Donnerstag, 25. Februar 2021

Spinner, Benedict Wells

Nachdem gestern „Hard Land“, der neue Roman von Benedict Wells erschienen ist, vervollständige ich nun meine Kenntnisse über die anderen Romane des Autors. „Spinner“ ist der erste Roman, den Benedict Wells im Alter von 19 Jahren geschrieben hat.

Jesper ist 20 Jahre alt und sieht sich als den einsamen Außenseiter, den niemand versteht. Nach dem Abitur ist er von München nach Berlin gezogen, um sich ganz seinem ersten Roman zu widmen. Er haust in einem billigen Kellerloch und hat nur Gustav zum Freund, den er an seinem ersten Tag in der Stadt kennengelernt hat. Ansonsten hat er alle Brücken hinter sich abgebrochen und nicht einmal seiner Mutter seine Telefonnummer gegeben. Vor zwei Jahren ist Jespers Vater gestorben, was die familiäre Situation zuhause massiv erschüttert hatte. Nebenbei macht Jesper ein Praktikum bei einer kleinen Zeitung.

Wir begleiten Jesper durch eine sehr entscheidende Woche seines Lebens. Seine besuchsweise Rückkehr in die Heimat steht bevor, sein Romanmanuskript, für das sich noch kein Verlag interessiert hat, ist fertig. Allerdings ist es dank seines rauschhaften nächtlichen Schreibens mit reichlich Alkohol und anschließendem Schlaftablettenkonsum zu einem Epos von über tausend Seiten angeschwollen. Dann bricht in wenigen Tagen alles in sich zusammen.

„Auf dem Balkon angekommen, hatte ich erneut dieses Gefühl, das mich schon seit einiger Zeit umtrieb, diese Sehnsucht nach einem Ort, irgendwo da draußen, hinter dem Horizont dieser Stadt, einem Ort, an dem ich wieder glücklich sein konnte. Dort in der Ferne waren meine Träume und warteten auf mich. Sie schienen nach mir zu rufen, und alles wäre möglich, wenn ich mich nur in ihre Richtung treiben lassen würde…“ (S. 45)

Jesper glaubt, seine wahren Träume zu verfolgen, in Berlin unangepasst zu leben und sich so von seiner traurigen Vergangenheit zu befreien. Tatsächlich aber ist er seinen Problemen doch eher ausgewichen, was auf einmal nicht mehr möglich ist. Unglückliche Liebe, das Zusammentreffen mit Menschen von früher und körperliche Angeschlagenheit ergeben einen schmerzlichen Cocktail. Jesper kann Wahn und Wirklichkeit kaum noch unterscheiden.
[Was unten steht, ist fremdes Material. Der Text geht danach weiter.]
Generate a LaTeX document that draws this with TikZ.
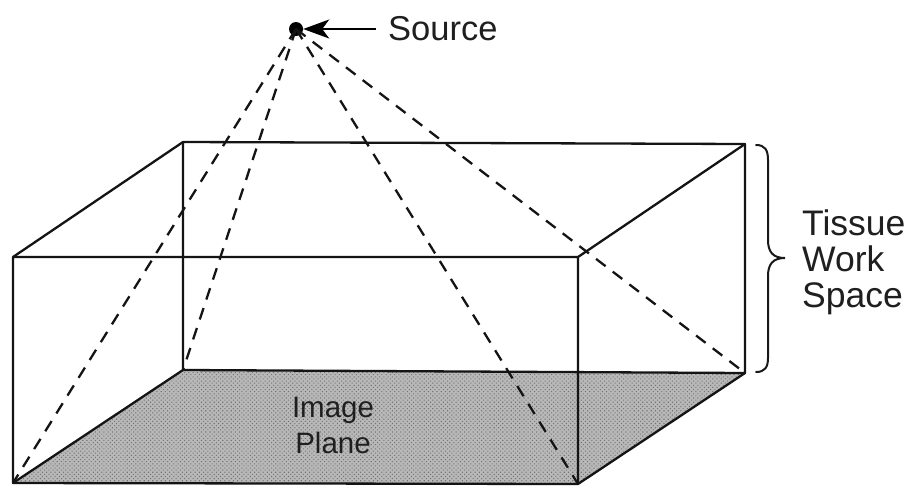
\documentclass[tikz,border=0pt]{standalone}
\usepackage{fontspec}
\setmainfont{Liberation Sans}
\usetikzlibrary{arrows.meta,patterns.meta}
\begin{document}
\begin{tikzpicture}[x=1pt,y=-1pt,
  edge/.style={line width=2.3pt,black!92,line cap=round,line join=round},
  ray/.style={line width=2.3pt,black!92,dash pattern=on 12pt off 9pt},
  lab/.style={font=\fontsize{34.5}{40}\selectfont,text=black!88,inner sep=0pt,anchor=base west},
  labr/.style={font=\fontsize{35.5}{40}\selectfont,text=black!88,inner sep=0pt,anchor=base west},
  labc/.style={font=\fontsize{29.5}{34}\selectfont,text=black!88,inner sep=0pt,anchor=base}]
\useasboundingbox (0,0) rectangle (909,485);
\fill[white] (0,0) rectangle (909,485);
\coordinate (fbl) at (13,483);
\coordinate (fbr) at (578,484);
\coordinate (ftl) at (13,257);
\coordinate (ftr) at (578,257);
\coordinate (bbl) at (183,370);
\coordinate (bbr) at (745,373);
\coordinate (btl) at (183,142);
\coordinate (btr) at (745,144);
\coordinate (arrowstart) at (376,29);
\fill[black!28] (fbl) -- (bbl) -- (bbr) -- (fbr) -- cycle;
\fill[pattern={Dots[distance=3pt,radius=0.75pt,angle=45]},pattern color=black!55] (fbl) -- (bbl) -- (bbr) -- (fbr) -- cycle;
\node[circle,fill=black,inner sep=0pt,minimum size=14pt] (src) at (296,29) {};
\foreach \c in {fbl,bbl,fbr,bbr} \draw[ray] (src.center) -- (\c);
\draw[edge] (ftl) -- (ftr) -- (fbr) -- (fbl) -- cycle;
\draw[edge] (btl) -- (btr) -- (bbr) -- (bbl) -- cycle;
\draw[edge] (ftl) -- (btl) (ftr) -- (btr) (fbl) -- (bbl) (fbr) -- (bbr);
\draw[line width=2.2pt,black,-{Stealth[length=26pt,width=19pt,inset=7pt]}] (arrowstart) -- (src);
\coordinate (bracetop) at (756,145);
\coordinate (bracetip) at (785,258);
\coordinate (bracebot) at (756,372);
\draw[line width=2pt,black!90,line cap=round]
  (bracetop) .. controls (765,145) and (768,150) .. (768,160)
  -- (768,240) .. controls (768,252) and (773,258) .. (bracetip)
  .. controls (773,258) and (768,264) .. (768,276)
  -- (768,358) .. controls (768,367) and (765,372) .. (bracebot);
\node[lab] (source) at (388,40) {Source};
\node[labr] (tissue) at (802,235) {Tissue};
\node[labr] (work) at (802,271) {Work};
\node[labr] (space) at (802,307) {Space};
\node[labc] (image) at (333,417) {Image};
\node[labc] (plane) at (333,453) {Plane};
\end{tikzpicture}
\end{document}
Fängt sein Roman an zu leben? Und wer war sei Vater wirklich?

Benedict Wells gelingt es in authentischer Sprache die Sehnsucht, Orientierungslosigkeit und Leere eines jungen Mannes spürbar werden zu lassen, der einfach glücklich sein möchte, aber noch nicht weiß, was er mit seinem Leben anfangen soll. Er beschreibt das Erwachsenwerden und die Identitätsfindung, die wir alle erleben, den Wunsch dazuzugehören und doch individuell und natürlich anders als unsere Eltern zu sein. Besonders gut gelungen finde ich die Vermischung von Einbildung und Realität. Erstaunlich ist, dass der Autor dieses Buch schrieb, als er selbst im Alter des Protagonisten war, also noch keine Distanz zu dieser Lebensphase hatte. Das Buch liest sich gut, hat aber noch nicht die Tiefe wie etwa „Vom Ende der Einsamkeit“ oder „Hard Land“.

Ein angenehm verdichteter Roman über das Erwachsenwerden, der beschreibt, wie eine einzige Woche alles verändern kann.

Spinner, Benedict Wells, Diogenes Verlag, Zürich 2016, 320 Seiten, 12,00 EUR

(Die Verwendung des Coverbildes erfolgt mit freundlicher Erlaubnis des Verlags.)